Whether working in Vancouver for marquee projects like the Fairmont Waterfront, or on any of several Far Eastern projects currently on their drafting tables, including Primus Sanya in China and Hong Kong’s new residential-style hotel, The Humphreys, CHIL’s small size gives it a nimbleness that more bureaucracy-heavy firms might not match. For example, the Waterfront may be part of a big chain, but CHIL’s design approach was as unique as if it were a boutique hotel, giving it a uniquely West Coast feeling with natural wood and stone elements, and floor-to-ceiling windows in every room that make the view the undisputed star.

In Asia, a rapidly expanding and increasingly affluent population has transformed the entire continent as a sought-after travel destination. “What’s attractive about designing there is that it gives you the opportunity to flex your design muscles,” says Rankin. “There’s a real value to the design process; it’s not as conservative as some North American cities, and the more the population travels, the more demanding they are in terms of expectations.

“Especially with the very high-end Asian hotels, we can bring them a lovely design portfolio with all our top hotel projects, but they may not think it’s quite luxurious enough. It may not be that less is more, but more is more. They want luxury that resonates.”
But then, one of the most intriguing projects they’ve tackled in the last few years actually wasn’t a hotel at all: it was a pair of luxury riverboats in Myanmar, commissioned by an Australian touring company. The story of how they acquired the job is as non-standard as the projects themselves.

“The CEO of the company stayed at the Fairmont Waterfront, and was so impressed with the design that he called Paul in the middle of the night,” she laughs. “He said, ‘I feel like God is speaking to me! You have to design my riverboats.’ We’d never even thought of designing a riverboat before! It’s really a floating hotel, so some things were familiar, but there was still a pretty steep learning curve: yes, it’s a floating hotel, but it’s still floating!”
Also, a ship designed to ply a river has certain key technical differences from an ocean-going cruise ship: for one thing, it’s a lot smaller and makes a shallower draft; the two boats accommodate 72 and 60 passengers respectively. “So it requires a very different approach to the design. You have to fully immerse people in the culture, from the very first moment.”
Designing a venue geared to locals requires a slightly different, though no less finely tuned, modus operandi. For the Artemis Grill, a rooftop bar in Singapore’s financial district, drawing on the host building’s reputation as an award-winning sustainable property, along with Singapore’s tradition of great rooftop venues, “We decided to take a kind of ‘Our Man in Havana’ approach, combining ultra-sleek design with natural stone, reclaimed wood and other sustainable features; it’s not overly manipulated.”
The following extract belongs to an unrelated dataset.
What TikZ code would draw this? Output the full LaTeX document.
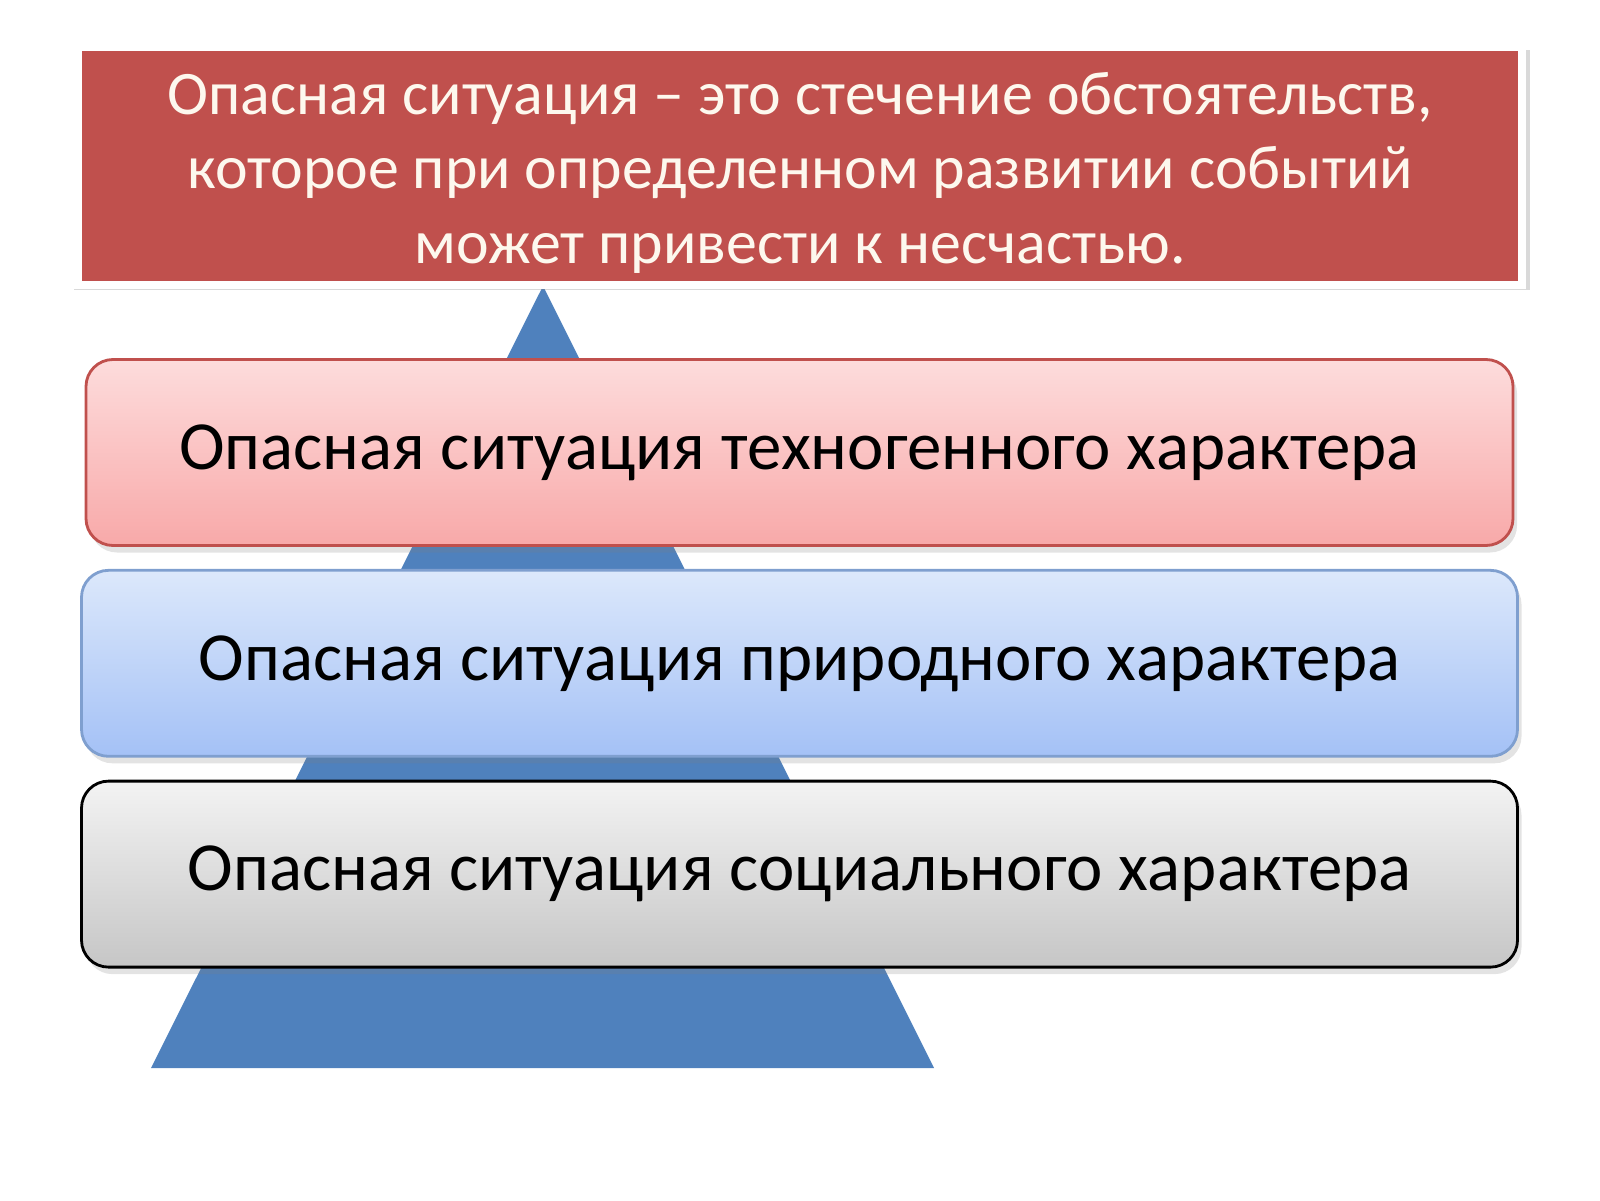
\documentclass[tikz,border=0pt]{standalone}
\usepackage{fontspec}
\setmainfont{Carlito}
\usetikzlibrary{positioning,shadows,calc}
\definecolor{defred}{HTML}{C0504D}
\definecolor{deftext}{HTML}{FDF8EE}
\definecolor{pyrblue}{HTML}{4F81BD}
\definecolor{pinktop}{HTML}{FDDCDC}
\definecolor{pinkbot}{HTML}{F8A9A9}
\definecolor{pinkline}{HTML}{C0504D}
\definecolor{bluetop}{HTML}{DCE8FB}
\definecolor{bluebot}{HTML}{A4C1F6}
\definecolor{blueline}{HTML}{7F9FCF}
\definecolor{graytop}{HTML}{F3F3F3}
\definecolor{graybot}{HTML}{C6C6C6}

\begin{document}
\begin{tikzpicture}[
	level/.style={rounded corners=0.27cm, minimum width=14.36cm, minimum height=1.86cm,
		font=\fontsize{19.6}{24}\selectfont, line width=0.8pt, inner sep=0pt,
		drop shadow={opacity=0.22, shadow xshift=0.04cm, shadow yshift=-0.07cm}},
	defbox/.style={fill=defred, draw=white, line width=2.5pt, minimum width=14.44cm,
		minimum height=2.38cm, text width=14cm, align=flush center, text=deftext,
		font=\fontsize{17.6}{21.2}\selectfont,
		drop shadow={opacity=0.3, shadow scale=1.008, shadow xshift=0.02cm, shadow yshift=-0.04cm}},
	]
	\useasboundingbox (0,0) rectangle (16,12);

	% pyramid behind the levels
	\coordinate (apex) at (5.43,9.14);
	\coordinate (baseL) at (1.51,1.32);
	\coordinate (baseR) at (9.34,1.32);
	\fill[pyrblue] (apex) -- (baseR) -- (baseL) -- cycle;

	\node[defbox] (defn) at (8.0,10.34) {\rule{0pt}{0.9em}Опасная ситуация – это стечение обстоятельств,\\
		которое при определенном развитии событий\\
		может привести к несчастью.};

	\node[level, minimum width=14.27cm, draw=pinkline, top color=pinktop, bottom color=pinkbot]
		(techno) at (7.995,7.475) {Опасная ситуация техногенного характера};
	\node[level, draw=blueline, top color=bluetop, bottom color=bluebot, below=0.22cm of techno]
		(nature) {Опасная ситуация природного характера};
	\node[level, draw=black, top color=graytop, bottom color=graybot, below=0.22cm of nature]
		(social) {Опасная ситуация социального характера};
\end{tikzpicture}
\end{document}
Rankin concludes that it’s hard to make blanket statements about what constitutes “Canadian design,” given the diversity of the country. But perhaps it’s exactly that diversity, and ease with other cultures, that international clients are tapping into. “Our approach is to celebrate the location, in a more low-key and collaborative way, rather than imposing our own Canadian style,” she says, Which, in itself, is a very Canadian way to do things.